Every viewer who has ever watched a foreign series has, knowingly or not, taken a side. Some reach for the original audio and a band of text along the bottom of the screen, insisting that nothing should come between them and the actor's real voice. Others choose a dubbed track in their own language, free to watch faces instead of words. The argument that follows is older than streaming, older than home video, nearly as old as the talkies themselves, and it has never been settled, because it cannot be. Subtitling and dubbing are not two qualities of the same product. They are two different bargains, and each one asks the viewer to give something up in exchange for something else.
What Subtitles Keep and What They Steal
The case for subtitles begins with the voice. A performance lives in breath, hesitation, accent, and the exact grain of a person speaking, and subtitling leaves all of that untouched. You hear the actor the director hired, in the language the scene was written for, with the rhythm the writer intended. For many purists this is non-negotiable, because half of acting is vocal, and a substitute voice, however skilled, is still a stranger standing in for the body on screen. Subtitles also tend to be cheaper and faster to produce, which is part of why they dominate in smaller markets where a full dub would never recover its cost.
But subtitles steal too, and what they steal is the picture. Reading is not watching. The eye drops to the bottom of the frame and misses the flicker of an expression, the detail in the corner, the visual joke the director timed precisely. Subtitlers also work under a brutal constraint: a viewer can only read so many characters per second, so dense or rapid dialogue must be cut, compressed, and simplified to fit. A line that lands three jokes in the original may arrive with one. Wordplay collapses. Overlapping conversation becomes a single tidy sentence. The voice survives intact, but the script is quietly abridged, and the viewer rarely knows how much has gone missing.
What Dubbing Restores and What It Replaces
Dubbing makes the opposite trade. It hands the viewer back the full image. Nobody reads; everybody watches. For comedy that depends on physical timing, for spectacle that fills the frame, for children too young to read fast, and for the simple comfort of hearing your own language in your own living room, a good dub can feel less like a compromise and more like a gift. In countries with deep dubbing traditions, the craft is taken seriously: signature voice actors are cast for major stars and follow them from film to film, so that an entire nation comes to know a foreign actor through one familiar local voice. The result, at its best, is seamless, and a generation can grow up never feeling they watched anything translated at all.

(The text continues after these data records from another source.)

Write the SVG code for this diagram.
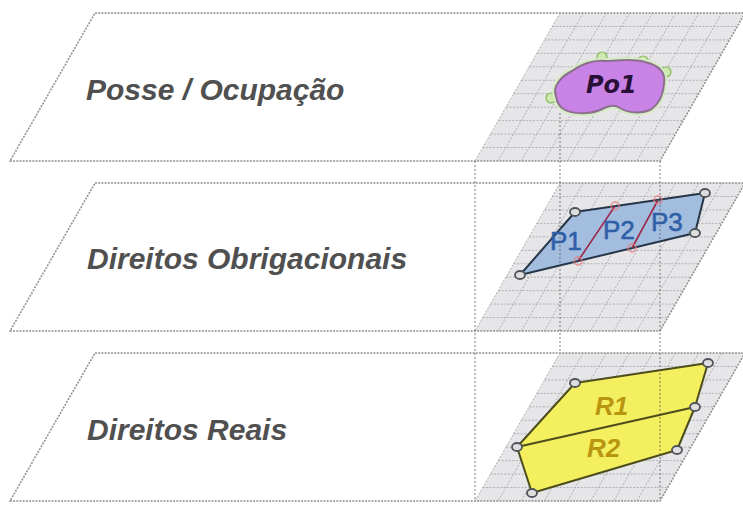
<svg xmlns="http://www.w3.org/2000/svg" xmlns:xlink="http://www.w3.org/1999/xlink" width="743" height="505" viewBox="0 0 743 505">
<style>
.sheet{fill:#ffffff;stroke:none}
.gridfill{fill:#e6e6e8;stroke:none}
.gridline{fill:none;stroke:#afafb3;stroke-width:1;stroke-dasharray:2,1.5}
.edge{fill:none;stroke:#8e8e8e;stroke-width:1.5;stroke-dasharray:2,1.2}
.layerlabel{font-family:"Liberation Sans",Arial,sans-serif;font-weight:bold;font-style:italic;font-size:30px;fill:#505050}
.proj{fill:none;stroke:#555555;stroke-width:1;stroke-dasharray:2,2;opacity:0.75}
.vtx{fill:#dedede;stroke:#4f545a;stroke-width:1.8}
.redvtx{fill:none;stroke:#ea7a7a;stroke-width:1.4;opacity:0.8}
.plabel{font-family:"Liberation Sans",Arial,sans-serif;font-size:26px;fill:#3060a8;stroke:#3060a8;stroke-width:0.6}
.rlabel{font-family:"Liberation Sans",Arial,sans-serif;font-weight:bold;font-style:italic;font-size:26px;fill:#b9960f}
</style>
<defs>
<g id="layer">
<polygon class="sheet" points="95,13 745,13 660,161 10,161"/>
<polygon class="gridfill" points="560,13 745,13 660,161 475,161"/>
<path class="gridline" d="M560,13 L475,161 M583.13,13 L498.13,161 M606.25,13 L521.25,161 M629.38,13 L544.38,161 M652.5,13 L567.5,161 M675.63,13 L590.63,161 M698.75,13 L613.75,161 M721.88,13 L636.88,161 M552.27,26.45 H737.27 M544.55,39.91 H729.55 M536.82,53.36 H721.82 M529.09,66.82 H714.09 M521.36,80.27 H706.36 M513.64,93.73 H698.64 M505.91,107.18 H690.91 M498.18,120.64 H683.18 M490.45,134.09 H675.45 M482.73,147.55 H667.73"/>
<polygon class="edge" points="95,13 745,13 660,161 10,161"/>
</g>
</defs>
<rect width="743" height="505" fill="#ffffff"/>

<g id="layer-posse">
<use xlink:href="#layer" href="#layer"/>
<text class="layerlabel" x="86" y="100">Posse / Ocupação</text>
</g>

<g id="layer-obrigacionais">
<use xlink:href="#layer" href="#layer" y="170"/>
<text class="layerlabel" x="87" y="269">Direitos Obrigacionais</text>
</g>

<g id="layer-reais">
<use xlink:href="#layer" href="#layer" y="340"/>
<text class="layerlabel" x="87" y="440">Direitos Reais</text>
</g>

<g id="po1">
<circle cx="602" cy="57" r="5" fill="#cfe8b0" stroke="#86b85a" stroke-width="1.2"/>
<circle cx="643" cy="61" r="5" fill="#cfe8b0" stroke="#86b85a" stroke-width="1.2"/>
<circle cx="666" cy="72" r="5" fill="#cfe8b0" stroke="#86b85a" stroke-width="1.2"/>
<circle cx="551" cy="98" r="5" fill="#cfe8b0" stroke="#86b85a" stroke-width="1.2"/>
<path d="M556,96 C552,86 562,76 572,71 C582,64 592,60 605,61 C618,61 630,58 645,62 C658,65 666,72 664,84 C663,94 660,104 650,110 C640,114 628,113 620,108 C614,104 608,106 600,110 C588,115 570,114 562,108 C557,104 557,100 556,96 Z" fill="none" stroke="#d4ecc0" stroke-width="6"/>
<path d="M556,96 C552,86 562,76 572,71 C582,64 592,60 605,61 C618,61 630,58 645,62 C658,65 666,72 664,84 C663,94 660,104 650,110 C640,114 628,113 620,108 C614,104 608,106 600,110 C588,115 570,114 562,108 C557,104 557,100 556,96 Z" fill="#c983e6" stroke="#8c6f8e" stroke-width="2"/>
<text x="586" y="93" font-family="DejaVu Sans, sans-serif" font-weight="bold" font-style="italic" font-size="24" fill="#2a1038">Po1</text>
</g>

<g id="parcelas-p">
<polygon points="520,275 575,212 705,193 695,233" fill="#a3bddf" stroke="#263648" stroke-width="2" stroke-linejoin="round"/>
<path d="M615,206 L578,261 M658,200 L632,248" fill="none" stroke="#9a2a4a" stroke-width="1.6"/>
<circle class="redvtx" cx="615" cy="206" r="4"/>
<circle class="redvtx" cx="578" cy="261" r="4"/>
<circle class="redvtx" cx="658" cy="200" r="4"/>
<circle class="redvtx" cx="632" cy="248" r="4"/>
<ellipse class="vtx" cx="520" cy="275" rx="5" ry="4"/>
<ellipse class="vtx" cx="575" cy="212" rx="5" ry="4"/>
<ellipse class="vtx" cx="705" cy="193" rx="5" ry="4"/>
<ellipse class="vtx" cx="695" cy="233" rx="5" ry="4"/>
<text class="plabel" x="550" y="250">P1</text>
<text class="plabel" x="603" y="239">P2</text>
<text class="plabel" x="651" y="231">P3</text>
</g>

<g id="parcelas-r">
<polygon points="575,383 708,363 695,407 677,450 532,493 517,447" fill="#f3ef5e" stroke="#4d4d1c" stroke-width="2" stroke-linejoin="round"/>
<path d="M517,447 L695,407" fill="none" stroke="#4d4d1c" stroke-width="2"/>
<ellipse class="vtx" cx="575" cy="383" rx="5" ry="4"/>
<ellipse class="vtx" cx="708" cy="363" rx="5" ry="4"/>
<ellipse class="vtx" cx="695" cy="407" rx="5" ry="4"/>
<ellipse class="vtx" cx="677" cy="450" rx="5" ry="4"/>
<ellipse class="vtx" cx="532" cy="493" rx="5" ry="4"/>
<ellipse class="vtx" cx="517" cy="447" rx="5" ry="4"/>
<text class="rlabel" x="595" y="415">R1</text>
<text class="rlabel" x="587" y="457">R2</text>
</g>

<g id="connectors">
<line class="proj" x1="560" y1="113" x2="560" y2="353"/>
<line class="proj" x1="475" y1="161" x2="475" y2="501"/>
<line class="proj" x1="660" y1="161" x2="660" y2="501"/>
</g>
</svg>
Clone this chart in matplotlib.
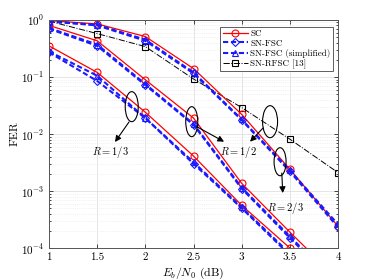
import numpy as np
import matplotlib
matplotlib.use("Agg")
import matplotlib.pyplot as plt
from matplotlib.patches import Ellipse
from matplotlib.ticker import LogLocator, NullFormatter, FixedLocator

plt.rcParams['font.family'] = 'serif'
plt.rcParams['font.serif'] = ['cmr10', 'DejaVu Serif']
plt.rcParams['mathtext.fontset'] = 'cm'
plt.rcParams['axes.formatter.use_mathtext'] = True

x = [1, 1.5, 2, 2.5, 3, 3.5, 4]
x13 = [1, 1.5, 2, 2.5, 3, 3.5]

sc_13 = [0.35, 0.12, 0.024, 0.0041, 5.6e-4, 1.0e-4]
sn_13 = [0.27, 0.085, 0.019, 0.0030, 5.0e-4, 7.5e-5]
sns_13 = [0.28, 0.105, 0.019, 0.0032, 5.2e-4, 8.0e-5]

sc_12 = [0.80, 0.43, 0.089, 0.019, 0.00136, 1.9e-4, 2.8e-5]
sn_12 = [0.70, 0.35, 0.072, 0.0145, 0.0011, 1.5e-4, 2.2e-5]
sns_12 = [0.72, 0.37, 0.075, 0.015, 0.00115, 1.6e-4, 2.3e-5]

sc_23 = [0.97, 0.85, 0.51, 0.14, 0.022, 0.0024, 2.4e-4]
sn_23 = [0.95, 0.80, 0.43, 0.115, 0.0175, 0.0022, 2.3e-4]
sns_23 = [0.93, 0.82, 0.45, 0.12, 0.018, 0.0023, 2.6e-4]

rfsc = [0.95, 0.575, 0.34, 0.092, 0.029, 0.0081, 0.0021]

labels = ['SC', 'SN-FSC', 'SN-FSC (simplified)', 'SN-RFSC [13]']

fig = plt.figure(figsize=(3.74, 2.8), dpi=100)
ax = fig.add_axes([0.131, 0.114, 0.773, 0.815])

sc_kw = dict(color='#ff0000', ls='-', lw=0.9, marker='o', ms=5, mfc='none', mew=0.8)
sn_kw = dict(color='#1a1aff', ls='--', lw=1.5, marker='D', ms=4, mfc='none', mew=0.8, dashes=(2.5, 1.3))
sns_kw = dict(color='#1a1aff', ls='--', lw=1.5, marker='^', ms=5, mfc='none', mew=0.8, dashes=(2.5, 1.3))
rf_kw = dict(color='black', ls='-.', lw=0.7, marker='s', ms=4, mfc='none', mew=0.8)

ax.plot(x13, sc_13, label=labels[0], **sc_kw)
ax.plot(x13, sn_13, label=labels[1], **sn_kw)
ax.plot(x13, sns_13, label=labels[2], **sns_kw)
ax.plot(x, rfsc, label=labels[3], **rf_kw)
for s, k in ((sc_12, sc_kw), (sn_12, sn_kw), (sns_12, sns_kw),
             (sc_23, sc_kw), (sn_23, sn_kw), (sns_23, sns_kw)):
    ax.plot(x, s, **k)

ax.set_yscale('log')
ax.set_xlim(1, 4)
ax.set_ylim(1e-4, 1)
ax.set_xticks([1, 1.5, 2, 2.5, 3, 3.5, 4])
ax.set_xticklabels(['1', '1.5', '2', '2.5', '3', '3.5', '4'])
ax.yaxis.set_major_locator(FixedLocator([1e-4, 1e-3, 1e-2, 1e-1, 1]))
ax.set_yticklabels([r'$10^{-4}$', r'$10^{-3}$', r'$10^{-2}$', r'$10^{-1}$', r'$10^{0}$'])
ax.yaxis.set_minor_locator(LogLocator(base=10, subs=np.arange(2, 10), numticks=20))
ax.yaxis.set_minor_formatter(NullFormatter())
ax.tick_params(which='both', direction='in', top=True, right=True, labelsize=8, length=3, width=0.5)
ax.tick_params(which='minor', length=1.5)
ax.grid(True, which='major', color='#e0e0e0', lw=0.6)
ax.grid(True, which='minor', axis='y', color='#e6e6e6', lw=0.5, ls=':')
ax.set_axisbelow(True)
for sp in ax.spines.values():
    sp.set_color('#555555')
    sp.set_linewidth(0.7)

ax.set_xlabel(r'$E_b/N_0$ (dB)', fontsize=8.5, labelpad=2)
ax.set_ylabel('FER', fontsize=8.5, labelpad=1)

leg = ax.legend(loc='upper right', fontsize=6.5, handlelength=2.8, borderpad=0.3,
                labelspacing=0.15, handletextpad=0.25, fancybox=False, framealpha=1,
                bbox_to_anchor=(0.983, 0.97), borderaxespad=0)
leg.get_frame().set_edgecolor('#444444')
leg.get_frame().set_linewidth(0.6)

W, H = 289.0, 228.0
def px2ax(px, py):
    return ((px - 49) / W, 1 - (py - 20) / H)

ells = [(131.7, 106.7, 13, 30), (191.7, 121.7, 12, 30), (270, 121.7, 15, 32), (280, 161.7, 12, 28)]
for cx, cy, w, h in ells:
    c = px2ax(cx, cy)
    ax.add_patch(Ellipse(c, w / W, h / H, transform=ax.transAxes, fill=False,
                         ec='black', lw=0.8, zorder=5))

arrows = [((129, 122), (115, 142)), ((196.7, 126.7), (224, 141.7)),
          ((263, 128), (250, 141.7)), ((281.7, 173), (282.7, 193))]
for (sx, sy), (tx, ty) in arrows:
    ax.annotate('', xy=px2ax(tx, ty), xycoords='axes fraction',
                xytext=px2ax(sx, sy), textcoords='axes fraction',
                arrowprops=dict(arrowstyle='-|>', color='black', lw=0.8,
                                mutation_scale=9, shrinkA=0, shrinkB=0), zorder=6)

texts = [((110, 152), r'$R=1/3$'), ((238, 151.7), r'$R=1/2$'), ((285, 208), r'$R=2/3$')]
for (tx, ty), t in texts:
    ax.text(*px2ax(tx, ty), t, transform=ax.transAxes, ha='center', va='center', fontsize=7.5)

fig.savefig('out.png', dpi=100)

Subtitles preserve the voice and abridge the script. Dubbing preserves the script and replaces the voice. There is no version that keeps everything.
What dubbing replaces, of course, is the voice, and with it a layer of truth that some viewers can never forgive losing. The new performance must also chase the old one's mouth. Lines are rewritten not only to mean the right thing but to fit the lip movements and the length of the shot, which means dialogue is reshaped for the sake of sync rather than sense. A clumsy dub flattens emotion into a studio monotone; even a fine one trades the original accent, the regional color, the specific human who was there, for a professional approximation recorded somewhere else, years later, by someone who never stood on the set.
Why the Debate Is Really About Habit
Step back and the preference looks less like an aesthetic verdict than a map of where someone grew up. Whole regions settled into dubbing decades ago, often when literacy was uneven or when national policy favored hearing imports in the local tongue; other regions, especially smaller language markets, leaned on subtitles for reasons of cost and have prized them ever since. Children raised on dubbed cartoons find subtitles tiring; children raised reading the screen find dubbing eerie and false. Neither reaction is wrong. Each is simply the taste that a lifetime of viewing installed, and most of the heat in the argument comes from mistaking that habit for a universal standard.
Streaming has scrambled the old certainties by handing the choice to the individual. The same series now ships with a dozen dubbed tracks and a dozen subtitle files, and a single household can split down the middle, one person reading while another listens. Global hits have pushed audiences who swore they would never read a screen to discover they could, and the surprising success of subtitled dramas in markets that once demanded dubbing suggests the walls are lower than anyone assumed. The honest conclusion is the unglamorous one: there is no winner, only a trade, and the wisest viewer is the one who knows precisely what each option costs and chooses with open eyes.
So the next time the menu offers the choice, treat it as the genuine fork it is. Pick subtitles when the voice is the performance and you are willing to read for it. Pick dubbing when the frame is the performance and you would rather watch than read. Both are acts of translation, both are imperfect, and both are, in the end, how the rest of the world reaches us at all.